Bird Island        8 Puntos

L’îsle aux oiseaux, Suiza, 2019

Dirección y guion: Maya Kosa y Sergio da Costa

Duración: 60 minutos

Intérpretes: Antonin Ivanidze, Paul Sauteur, Emilie Bréthaut, Sandrine Bierna

Estreno en la plataforma Mubi.

El cine suizo francoparlante cuenta con una tradición realista que tiene en Claude Goretta y Alain Tanner a dos de sus mayores exponentes. Ambos nombres de peso en los años 70 y olvidados a partir de la década siguiente. “Realismo” debe entenderse aquí no en su acepción más trillada de “reflejo de la realidad” (reflejo que, se sabe, no es posible para ninguna forma artística) sino en la del registro obstinado de lugares, gestos, cuerpos, que quedan impresos en el celuloide (en los 70 no existía el digital) con huella firme. A esa tradición vienen a sumarse ahora los realizadores Maya Kosa y Sergio da Costa, a quienes la duración mínima de un largometraje (60 minutos) les basta para construir una historia inmersiva, dar vida a personajes únicos y generar un clima y un tempo propios. Presentada a lo largo del año pasado en los festivales de Locarno, San Sebastián y Mar del Plata, L’îsle aux oiseaux --segunda película a dúo de ambos cineastas-- llega a la plataforma Mubi con su título en inglés, Bird Island.

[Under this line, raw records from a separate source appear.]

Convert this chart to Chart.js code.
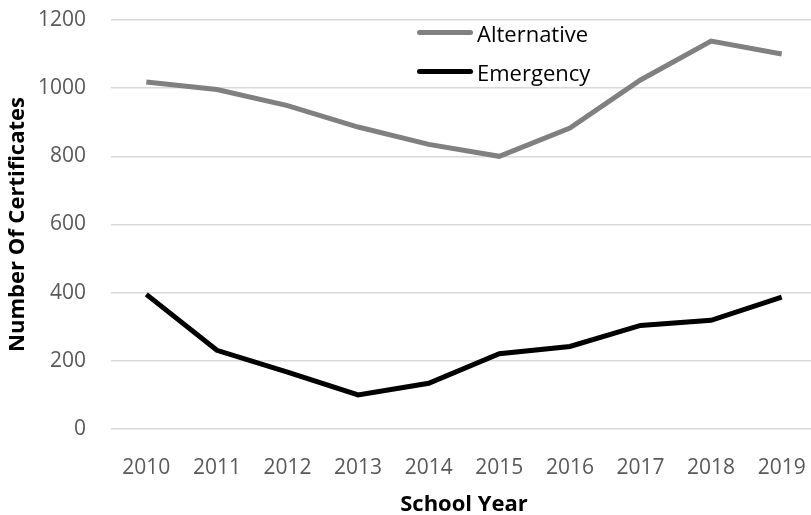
<!DOCTYPE html>
<html>
<head>
<meta charset="utf-8">
<script src="https://cdn.jsdelivr.net/npm/chart.js@4/dist/chart.umd.min.js"></script>
<style>
    body { margin: 0; overflow: hidden; background: #fff; }
    #wrap { position: relative; width: 817px; height: 515px; }
    #legend { position: absolute; left: 417px; top: 13px; font-family: "Open Sans", sans-serif; font-size: 22px; color: #000; }
    .item { display: flex; align-items: center; height: 39px; }
    .swatch { width: 56px; height: 5px; border-radius: 3px; margin-right: 4px; }
</style>
</head>
<body>
<div id="wrap">
    <canvas id="chart" width="817" height="515"></canvas>
    <div id="legend"></div>
</div>
<script>
const years = ['2010', '2011', '2012', '2013', '2014', '2015', '2016', '2017', '2018', '2019'];
const alternative = [1018, 996, 949, 886, 835, 800, 883, 1024, 1138, 1100];
const emergency = [395, 231, 167, 100, 134, 221, 242, 304, 319, 387];
const yTicks = [0, 200, 400, 600, 800, 1000, 1200];

const tickFont = { family: 'Open Sans', size: 21 };
const titleFont = { family: 'Open Sans', size: 22, weight: 'bold' };

const chart = new Chart(document.getElementById('chart'), {
    type: 'line',
    data: {
        labels: years,
        datasets: [
            { label: 'Alternative', data: alternative, borderColor: '#808080', borderWidth: 5, pointRadius: 0, tension: 0 },
            { label: 'Emergency', data: emergency, borderColor: '#000000', borderWidth: 5, pointRadius: 0, tension: 0 }
        ]
    },
    options: {
        responsive: false,
        animation: false,
        layout: { padding: { top: 20, right: 0, left: 0, bottom: 0 } },
        plugins: { legend: { display: false }, tooltip: { enabled: false } },
        scales: {
            x: {
                offset: true,
                grid: { display: false },
                border: { display: false },
                ticks: { font: tickFont, color: '#595959', padding: 18, maxRotation: 0 },
                title: { display: true, text: 'School Year', font: titleFont, color: '#000', padding: { top: 0, bottom: -3 } },
                afterFit: s => { s.height = 86; s.paddingLeft = 0; s.paddingRight = 0; }
            },
            y: {
                min: 0,
                max: 1200,
                afterBuildTicks: s => { s.ticks = yTicks.map(v => ({ value: v })); },
                grid: { color: '#d9d9d9', lineWidth: 1.5, drawTicks: false },
                border: { display: false },
                ticks: { font: tickFont, color: '#595959', padding: 25, callback: v => String(v) },
                title: { display: true, text: 'Number Of Certificates', font: titleFont, color: '#000', padding: { top: 5, bottom: 0 } },
                afterFit: s => { s.width = 111; s.paddingTop = 0; s.paddingBottom = 0; }
            }
        }
    }
});

document.getElementById('legend').innerHTML = chart.data.datasets.map(d =>
    `<div class="item"><span class="swatch" style="background:${d.borderColor}"></span>${d.label}</div>`
).join('');
</script>
</body>
</html>
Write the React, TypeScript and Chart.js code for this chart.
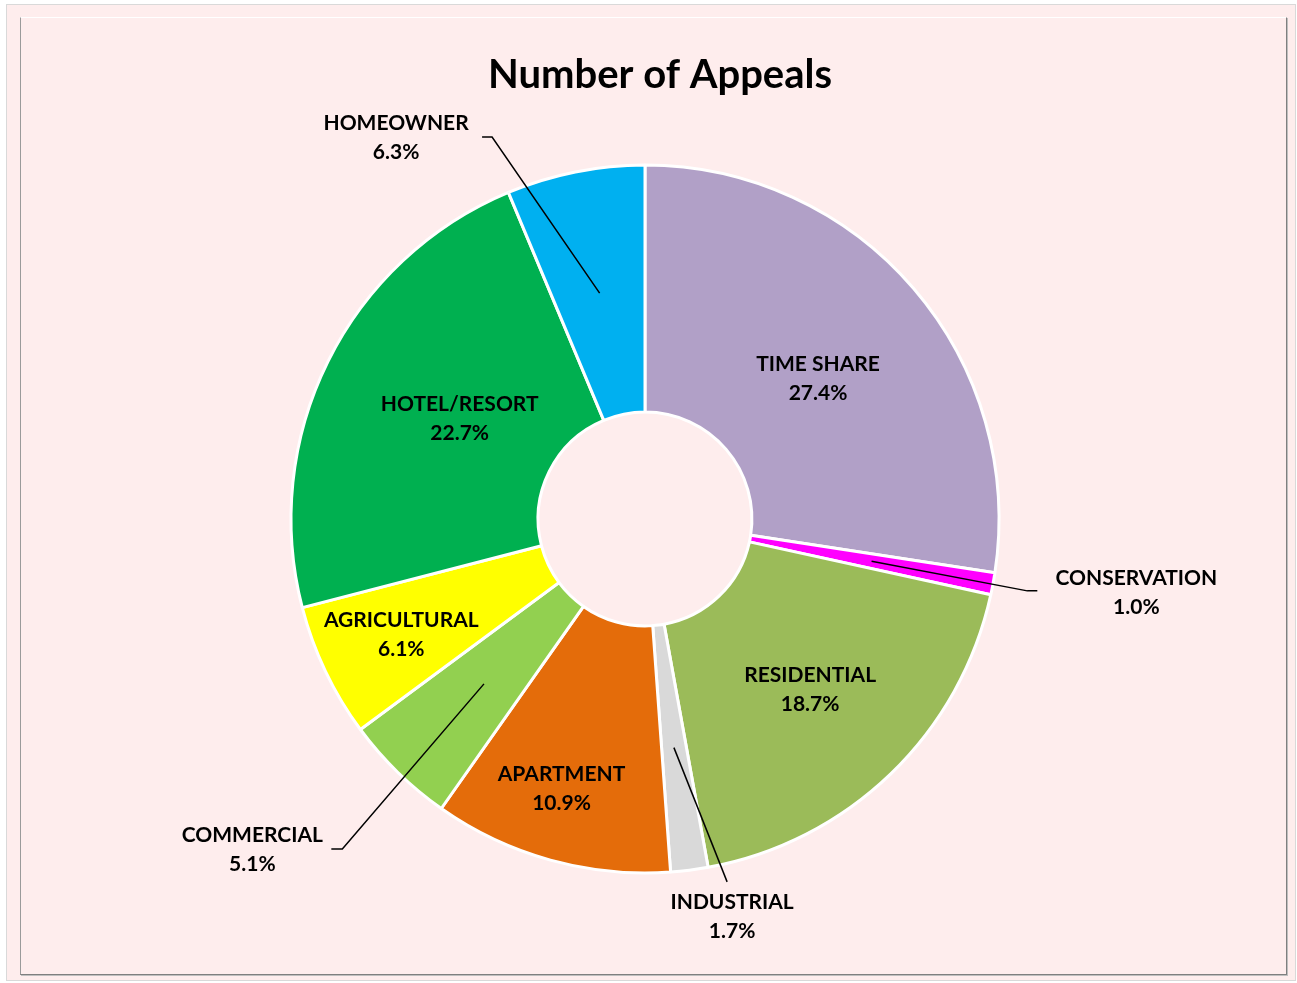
import React, { useEffect, useRef } from "react";
import { Chart, registerables } from "chart.js";

Chart.register(...registerables);

// ---- data ----
const chartTitle = "Number of Appeals";
const categories = [
  "TIME SHARE",
  "CONSERVATION",
  "RESIDENTIAL",
  "INDUSTRIAL",
  "APARTMENT",
  "COMMERCIAL",
  "AGRICULTURAL",
  "HOTEL/RESORT",
  "HOMEOWNER",
];
const shares = [27.4, 1.0, 18.7, 1.7, 10.9, 5.1, 6.1, 22.7, 6.3];
const sliceColors = [
  "#B1A0C7",
  "#FF00FF",
  "#9BBB59",
  "#D9D9D9",
  "#E46C0A",
  "#92D050",
  "#FFFF00",
  "#00B050",
  "#00B0F0",
];

// ---- label placement (layout, not data) ----
// inside labels: t = fraction across the ring, da = angle nudge in degrees
const insidePlacement: Record<string, { t: number; da: number }> = {
  "TIME SHARE": { t: 0.47, da: 1.5 },
  RESIDENTIAL: { t: 0.53, da: 0 },
  APARTMENT: { t: 0.71, da: 1.7 },
  AGRICULTURAL: { t: 0.66, da: 0 },
  "HOTEL/RESORT": { t: 0.42, da: 2 },
};
// outside labels: elbow relative to centre in units of outer radius,
// horizontal tail in px, text-centre offset from tail end in px
const outsidePlacement: Record<string, { ex: number; ey: number; tail: number; tx: number; ty: number }> = {
  CONSERVATION: { ex: 1.08, ey: 0.203, tail: 10, tx: 99, ty: 2 },
  INDUSTRIAL: { ex: 0.232, ey: 1.025, tail: 0, tx: 5, ty: 35 },
  COMMERCIAL: { ex: -0.855, ey: 0.932, tail: -11, tx: -79, ty: 1 },
  HOMEOWNER: { ex: -0.432, ey: -1.079, tail: -10, tx: -86, ty: 1 },
};

const FONT = "Lato, 'Open Sans', sans-serif";
const LABEL_SIZE = 21;
const LINE_GAP = 29;

const labelPlugin = {
  id: "sliceLabels",
  afterDatasetsDraw(chart: any) {
    const ctx = chart.ctx as CanvasRenderingContext2D;
    const meta = chart.getDatasetMeta(0);
    ctx.save();
    ctx.fillStyle = "#000";
    ctx.textAlign = "center";
    ctx.textBaseline = "middle";
    ctx.font = `bold ${LABEL_SIZE}px ${FONT}`;
    meta.data.forEach((arc: any, i: number) => {
      const p = arc.getProps(["x", "y", "startAngle", "endAngle", "innerRadius", "outerRadius"], true);
      const mid = (p.startAngle + p.endAngle) / 2;
      const name = categories[i];
      const pct = shares[i].toFixed(1) + "%";
      const ins = insidePlacement[name];
      let cx: number, cy: number;
      if (ins) {
        const r = p.innerRadius + ins.t * (p.outerRadius - p.innerRadius);
        const a = mid + (ins.da * Math.PI) / 180;
        cx = p.x + Math.cos(a) * r;
        cy = p.y + Math.sin(a) * r;
      } else {
        const o = outsidePlacement[name];
        const r0 = p.innerRadius + 0.5 * (p.outerRadius - p.innerRadius);
        const sx = p.x + Math.cos(mid) * r0;
        const sy = p.y + Math.sin(mid) * r0;
        const elx = p.x + o.ex * p.outerRadius;
        const ely = p.y + o.ey * p.outerRadius;
        const tx = elx + o.tail;
        ctx.beginPath();
        ctx.strokeStyle = "#000";
        ctx.lineWidth = 1.5;
        ctx.moveTo(sx, sy);
        ctx.lineTo(elx, ely);
        if (o.tail !== 0) ctx.lineTo(tx, ely);
        ctx.stroke();
        cx = tx + o.tx;
        cy = ely + o.ty;
      }
      ctx.fillText(name, cx, cy - LINE_GAP / 2);
      ctx.fillText(pct, cx, cy + LINE_GAP / 2);
    });
    // title
    ctx.font = `bold 40px ${FONT}`;
    ctx.fillText(chartTitle, 660, 75);
    ctx.restore();
  },
};

export default function App() {
  const canvasRef = useRef<HTMLCanvasElement | null>(null);

  useEffect(() => {
    if (!canvasRef.current) return;
    const chart = new Chart(canvasRef.current, {
      type: "doughnut",
      data: {
        labels: categories,
        datasets: [
          {
            data: shares,
            backgroundColor: sliceColors,
            borderColor: "#FFFFFF",
            borderWidth: 3,
            hoverOffset: 0,
          },
        ],
      },
      options: {
        responsive: false,
        animation: false,
        radius: 354,
        cutout: "30.2%",
        rotation: 0,
        layout: { padding: { left: 0, right: 7, top: 62, bottom: 7 } },
        plugins: {
          legend: { display: false },
          title: { display: false },
          tooltip: { enabled: false },
        },
        events: [],
      } as any,
      plugins: [labelPlugin],
    });
    return () => chart.destroy();
  }, []);

  return (
    <div style={{ position: "fixed", left: 0, top: 0, width: 1297, height: 983, background: "#FFFFFF" }}>
      <div
        style={{
          position: "absolute",
          left: 6,
          top: 4,
          width: 1288,
          height: 975,
          background: "#FEEDED",
          border: "1px solid #D9D9D9",
        }}
      />
      <div
        style={{
          position: "absolute",
          left: 20,
          top: 17,
          width: 1265,
          height: 956,
          borderTop: "1px solid #FFFFFF",
          borderLeft: "1px solid #9A9A9A",
          borderRight: "1px solid #7F7F7F",
          borderBottom: "1px solid #7F7F7F",
          boxShadow: "1px 1px 0 #BFBFBF",
        }}
      />
      <canvas
        ref={canvasRef}
        width={1297}
        height={983}
        style={{ position: "absolute", left: 0, top: 0, width: 1297, height: 983 }}
      />
    </div>
  );
}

Fusionando de modo indiscernible documental y ficción, Bird Island tiene por protagonista a Antonin (Antonin Ivanidze), un joven a quien para recuperarse del tratamiento por una aplasia medular se le asigna como lugar de recuperación un centro de atención de aves en peligro, ubicado en medio de la naturaleza. Allí Antonin será instruido por Paul (Paul Sauteur) destinado al centro por el mismo servicio social, quien en poco tiempo más será relevado por el recién llegado. El centro lleva a cabo dos actividades a primera vista antitéticas: la cura y salvataje de aves heridas, que se realiza en una suerte de miniclínica veterinaria, y la “animalería”, donde Antonin trabajará y donde se crían ratones para que sirvan de comida a aves de presa, que por distintas razones no pueden desenvolverse solas. En la clínica, a cargo de Emilie (Emilie Bréthaut) y Sandrine (Sandrine Bierna), tanto se le puede suministrar agua a una paloma que no está en condiciones de beberla por su cuenta como intentar recuperar a uno de los grandes personajes de la película: una lechuza a la que han llevado hasta allí en estado de shock, inmóvil ¡y con los ojos cerrados!

Como las aves y roedores que lo rodean, Antonin también necesita reponerse, y su salud está frágil. “Tenía buena voluntad, pero mi cuerpo me abandonaba”, dice en voice over, y de a ratos se lo ve durmiendo sobre una mesa. A Antonin el aprendizaje no le resulta fácil y se entiende: su tarea comprende no sólo la evisceración de ratoncitos para su estudio sino también su eliminación, mediante el recurso expeditivo del desnucamiento. Si algunas de esas instancias --una intervención quirúrgica, un análisis de órganos internos-- se muestran en detalle es porque Kosa y Costa filman todo en detalle: las manos de una de las asistentes esparciendo gusanos como alimento, la alimentación de un ratón con mamadera, la camisa varios talles más chica que aprieta la panza de Paul. Esa apuesta por la observación atenta se expresa no sólo en los planos cercanos sino también en los que registran a mayor distancia, dejando ver la palidez y vulnerabilidad de Antonin, los largos silencios de Paul, la infinita paciencia con que Emilie y Francine atienden a las aves. Los planos de Kosa y Costa son tan pacientes como ellas, los tiempos igual de mesurados, y el espectador se ve envuelto en ese clima desde las imágenes iniciales.

Aunque Robert Bresson jamás se hubiera permitido tomas con cámara térmica, a las que acuden en un par de momentos los realizadores, el estilo y el espíritu del autor de Un condenado a muerte se escapa se hace presente aquí (ver entrevista), tanto en el despojamiento general (ausencia casi total de música extradiegética, para hacerle lugar al piar de las aves) como en el soliloquio del protagonista en off, los escasos diálogos, la alternancia de planos amplios con primeros planos secos y elocuentes, la inexpresividad asombrosamente expresiva de sus actores y actrices no profesionales y la rigidez postural de los varones, con los brazos duros a los costados del cuerpo. Aunque Kosa y da Costa manifiesten aspiraciones filosóficas, la experiencia de Bird Island es fundamentalmente sensorial, tangible, logrando que el espectador viva esa hora de película como si fuera una vida entera, condensada y concentrada.